Exercise goal: Leave out the pictures and transcribe everything else exactly.

Supplied data:
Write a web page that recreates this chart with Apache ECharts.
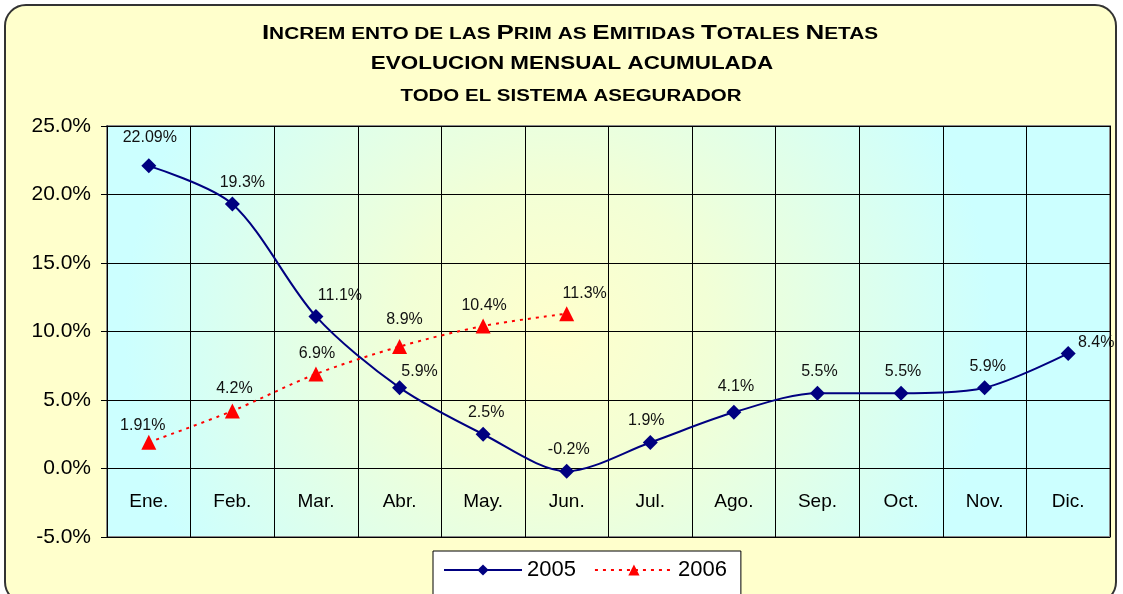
<!DOCTYPE html>
<html style="height: 100%">
<head>
    <meta charset="utf-8">
</head>
<body style="height: 100%; margin: 0; background: #fff">
<div id="chart_container" style="position: absolute; left: 4px; top: 4px; width: 1113px; height: 600px; box-sizing: border-box; border: 2px solid #333; border-radius: 22px; background: #FFFFCC; overflow: hidden"></div>
<script src="https://cdn.jsdelivr.net/npm/echarts@6/dist/echarts.min.js"></script>
<script type="text/javascript">

    var months = ['Ene.', 'Feb.', 'Mar.', 'Abr.', 'May.', 'Jun.', 'Jul.', 'Ago.', 'Sep.', 'Oct.', 'Nov.', 'Dic.'];
    var values_2005 = [22.09, 19.3, 11.1, 5.9, 2.5, -0.2, 1.9, 4.1, 5.5, 5.5, 5.9, 8.4];
    var values_2006 = [1.91, 4.2, 6.9, 8.9, 10.4, 11.3];
    var labels_2005 = ['22.09%', '19.3%', '11.1%', '5.9%', '2.5%', '-0.2%', '1.9%', '4.1%', '5.5%', '5.5%', '5.9%', '8.4%'];
    var labels_2006 = ['1.91%', '4.2%', '6.9%', '8.9%', '10.4%', '11.3%'];
    var y_ticks = [-5, 0, 5, 10, 15, 20, 25];

    // label offsets copied by eye from the reference
    var offsets_2005 = [[1, -5], [10, 2], [24, 3], [20, 7], [3, 2], [2, 2], [-4, 2], [2, -2], [2, 2], [2, 2], [3, 2], [28, 13]];
    var offsets_2006 = [[-6, 7], [2, 1], [1, 3], [5, -3], [1, 3], [18, 3]];

    var chart = echarts.init(document.getElementById('chart_container'));

    // offset of the x axis from the bottom edge, so it sits on 0%
    var plotTop = 120, plotBottom = 65;
    var plotHeight = 596 - plotTop - plotBottom;
    var zeroOffset = plotHeight * (0 - y_ticks[0]) / (y_ticks[y_ticks.length - 1] - y_ticks[0]);

    var option = {
        textStyle: {fontFamily: 'Liberation Sans, Arial, sans-serif'},
        graphic: [
            {
                type: 'text', x: 564, y: 27, scaleX: 1.3,
                style: {
                    text: '{b|I}{s|NCREM ENTO DE LAS }{b|P}{s|RIM AS }{b|E}{s|MITIDAS }{b|T}{s|OTALES }{b|N}{s|ETAS}',
                    align: 'center', verticalAlign: 'middle',
                    rich: {
                        b: {fontSize: 20, fontWeight: 'bold', fill: '#000', fontFamily: 'Liberation Sans', verticalAlign: 'bottom'},
                        s: {fontSize: 16, fontWeight: 'bold', fill: '#000', fontFamily: 'Liberation Sans', verticalAlign: 'bottom'}
                    }
                }
            },
            {
                type: 'text', x: 566, y: 58, scaleX: 1.18,
                style: {
                    text: 'EVOLUCION MENSUAL ACUMULADA',
                    align: 'center', verticalAlign: 'middle',
                    fontSize: 19, fontWeight: 'bold', fill: '#000', fontFamily: 'Liberation Sans'
                }
            },
            {
                type: 'text', x: 565, y: 91, scaleX: 1.28,
                style: {
                    text: 'TODO EL SISTEMA ASEGURADOR',
                    align: 'center', verticalAlign: 'middle',
                    fontSize: 16, fontWeight: 'bold', fill: '#000', fontFamily: 'Liberation Sans'
                }
            }
        ],
        legend: {
            left: 427, top: 545,
            padding: [8, 14, 20, 10],
            backgroundColor: '#fff',
            borderColor: '#000',
            borderWidth: 1,
            itemWidth: 78,
            itemHeight: 14,
            itemGap: 18,
            textStyle: {fontSize: 22, color: '#000'},
            data: ['2005', '2006']
        },
        grid: {
            left: 101, right: 5, top: plotTop, bottom: plotBottom,
            show: true,
            borderColor: '#888',
            borderWidth: 2,
            backgroundColor: {
                type: 'radial', x: 0.45, y: 0.5, r: 1.05,
                colorStops: [
                    {offset: 0, color: '#FFFFCC'},
                    {offset: 0.35, color: '#F2FFD6'},
                    {offset: 1, color: '#CCFFFF'}
                ]
            }
        },
        xAxis: {
            type: 'category',
            data: months,
            boundaryGap: true,
            offset: -zeroOffset,
            axisLine: {onZero: false, lineStyle: {color: '#000', width: 1}},
            axisTick: {show: false},
            axisLabel: {fontSize: 19, color: '#000', margin: 24},
            splitLine: {show: true, lineStyle: {color: '#000', width: 1}}
        },
        yAxis: {
            type: 'value',
            min: y_ticks[0],
            max: y_ticks[y_ticks.length - 1],
            interval: 5,
            axisLine: {show: true, lineStyle: {color: '#000'}},
            axisTick: {show: true, length: 6, lineStyle: {color: '#000'}},
            axisLabel: {
                fontSize: 21, color: '#000', margin: 16,
                formatter: function (v) { return v.toFixed(1) + '%'; }
            },
            splitLine: {show: true, lineStyle: {color: '#000', width: 1}}
        },
        series: [
            {
                name: '2005',
                type: 'line',
                smooth: 0.3,
                symbol: 'diamond',
                symbolSize: 15,
                color: '#000080',
                lineStyle: {color: '#000080', width: 2},
                itemStyle: {color: '#000080'},
                label: {show: true, position: 'top', distance: 8, fontSize: 16, color: '#111'},
                data: values_2005.map(function (v, i) {
                    return {value: v, label: {formatter: labels_2005[i], offset: offsets_2005[i]}};
                })
            },
            {
                name: '2006',
                type: 'line',
                smooth: 0.3,
                symbol: 'triangle',
                symbolSize: 15,
                color: '#FF0000',
                lineStyle: {color: '#FF0000', width: 2, type: [3, 5]},
                itemStyle: {color: '#FF0000'},
                label: {show: true, position: 'top', distance: 8, fontSize: 16, color: '#111'},
                data: values_2006.map(function (v, i) {
                    return {value: v, label: {formatter: labels_2006[i], offset: offsets_2006[i]}};
                })
            }
        ]
    };

    chart.setOption(option);
</script>
</body>
</html>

Result for this exercise:
Write a web page that recreates this chart with Apache ECharts.
<!DOCTYPE html>
<html style="height: 100%">
<head>
    <meta charset="utf-8">
</head>
<body style="height: 100%; margin: 0; background: #fff">
<div id="chart_container" style="position: absolute; left: 4px; top: 4px; width: 1113px; height: 600px; box-sizing: border-box; border: 2px solid #333; border-radius: 22px; background: #FFFFCC; overflow: hidden"></div>
<script src="https://cdn.jsdelivr.net/npm/echarts@6/dist/echarts.min.js"></script>
<script type="text/javascript">

    var months = ['Ene.', 'Feb.', 'Mar.', 'Abr.', 'May.', 'Jun.', 'Jul.', 'Ago.', 'Sep.', 'Oct.', 'Nov.', 'Dic.'];
    var values_2005 = [22.09, 19.3, 11.1, 5.9, 2.5, -0.2, 1.9, 4.1, 5.5, 5.5, 5.9, 8.4];
    var values_2006 = [1.91, 4.2, 6.9, 8.9, 10.4, 11.3];
    var labels_2005 = ['22.09%', '19.3%', '11.1%', '5.9%', '2.5%', '-0.2%', '1.9%', '4.1%', '5.5%', '5.5%', '5.9%', '8.4%'];
    var labels_2006 = ['1.91%', '4.2%', '6.9%', '8.9%', '10.4%', '11.3%'];
    var y_ticks = [-5, 0, 5, 10, 15, 20, 25];

    // label offsets copied by eye from the reference
    var offsets_2005 = [[1, -5], [10, 2], [24, 3], [20, 7], [3, 2], [2, 2], [-4, 2], [2, -2], [2, 2], [2, 2], [3, 2], [28, 13]];
    var offsets_2006 = [[-6, 7], [2, 1], [1, 3], [5, -3], [1, 3], [18, 3]];

    var chart = echarts.init(document.getElementById('chart_container'));

    // offset of the x axis from the bottom edge, so it sits on 0%
    var plotTop = 120, plotBottom = 65;
    var plotHeight = 596 - plotTop - plotBottom;
    var zeroOffset = plotHeight * (0 - y_ticks[0]) / (y_ticks[y_ticks.length - 1] - y_ticks[0]);

    var option = {
        textStyle: {fontFamily: 'Liberation Sans, Arial, sans-serif'},
        graphic: [
            {
                type: 'text', x: 564, y: 27, scaleX: 1.3,
                style: {
                    text: '{b|I}{s|NCREM ENTO DE LAS }{b|P}{s|RIM AS }{b|E}{s|MITIDAS }{b|T}{s|OTALES }{b|N}{s|ETAS}',
                    align: 'center', verticalAlign: 'middle',
                    rich: {
                        b: {fontSize: 20, fontWeight: 'bold', fill: '#000', fontFamily: 'Liberation Sans', verticalAlign: 'bottom'},
                        s: {fontSize: 16, fontWeight: 'bold', fill: '#000', fontFamily: 'Liberation Sans', verticalAlign: 'bottom'}
                    }
                }
            },
            {
                type: 'text', x: 566, y: 58, scaleX: 1.18,
                style: {
                    text: 'EVOLUCION MENSUAL ACUMULADA',
                    align: 'center', verticalAlign: 'middle',
                    fontSize: 19, fontWeight: 'bold', fill: '#000', fontFamily: 'Liberation Sans'
                }
            },
            {
                type: 'text', x: 565, y: 91, scaleX: 1.28,
                style: {
                    text: 'TODO EL SISTEMA ASEGURADOR',
                    align: 'center', verticalAlign: 'middle',
                    fontSize: 16, fontWeight: 'bold', fill: '#000', fontFamily: 'Liberation Sans'
                }
            }
        ],
        legend: {
            left: 427, top: 545,
            padding: [8, 14, 20, 10],
            backgroundColor: '#fff',
            borderColor: '#000',
            borderWidth: 1,
            itemWidth: 78,
            itemHeight: 14,
            itemGap: 18,
            textStyle: {fontSize: 22, color: '#000'},
            data: ['2005', '2006']
        },
        grid: {
            left: 101, right: 5, top: plotTop, bottom: plotBottom,
            show: true,
            borderColor: '#888',
            borderWidth: 2,
            backgroundColor: {
                type: 'radial', x: 0.45, y: 0.5, r: 1.05,
                colorStops: [
                    {offset: 0, color: '#FFFFCC'},
                    {offset: 0.35, color: '#F2FFD6'},
                    {offset: 1, color: '#CCFFFF'}
                ]
            }
        },
        xAxis: {
            type: 'category',
            data: months,
            boundaryGap: true,
            offset: -zeroOffset,
            axisLine: {onZero: false, lineStyle: {color: '#000', width: 1}},
            axisTick: {show: false},
            axisLabel: {fontSize: 19, color: '#000', margin: 24},
            splitLine: {show: true, lineStyle: {color: '#000', width: 1}}
        },
        yAxis: {
            type: 'value',
            min: y_ticks[0],
            max: y_ticks[y_ticks.length - 1],
            interval: 5,
            axisLine: {show: true, lineStyle: {color: '#000'}},
            axisTick: {show: true, length: 6, lineStyle: {color: '#000'}},
            axisLabel: {
                fontSize: 21, color: '#000', margin: 16,
                formatter: function (v) { return v.toFixed(1) + '%'; }
            },
            splitLine: {show: true, lineStyle: {color: '#000', width: 1}}
        },
        series: [
            {
                name: '2005',
                type: 'line',
                smooth: 0.3,
                symbol: 'diamond',
                symbolSize: 15,
                color: '#000080',
                lineStyle: {color: '#000080', width: 2},
                itemStyle: {color: '#000080'},
                label: {show: true, position: 'top', distance: 8, fontSize: 16, color: '#111'},
                data: values_2005.map(function (v, i) {
                    return {value: v, label: {formatter: labels_2005[i], offset: offsets_2005[i]}};
                })
            },
            {
                name: '2006',
                type: 'line',
                smooth: 0.3,
                symbol: 'triangle',
                symbolSize: 15,
                color: '#FF0000',
                lineStyle: {color: '#FF0000', width: 2, type: [3, 5]},
                itemStyle: {color: '#FF0000'},
                label: {show: true, position: 'top', distance: 8, fontSize: 16, color: '#111'},
                data: values_2006.map(function (v, i) {
                    return {value: v, label: {formatter: labels_2006[i], offset: offsets_2006[i]}};
                })
            }
        ]
    };

    chart.setOption(option);
</script>
</body>
</html>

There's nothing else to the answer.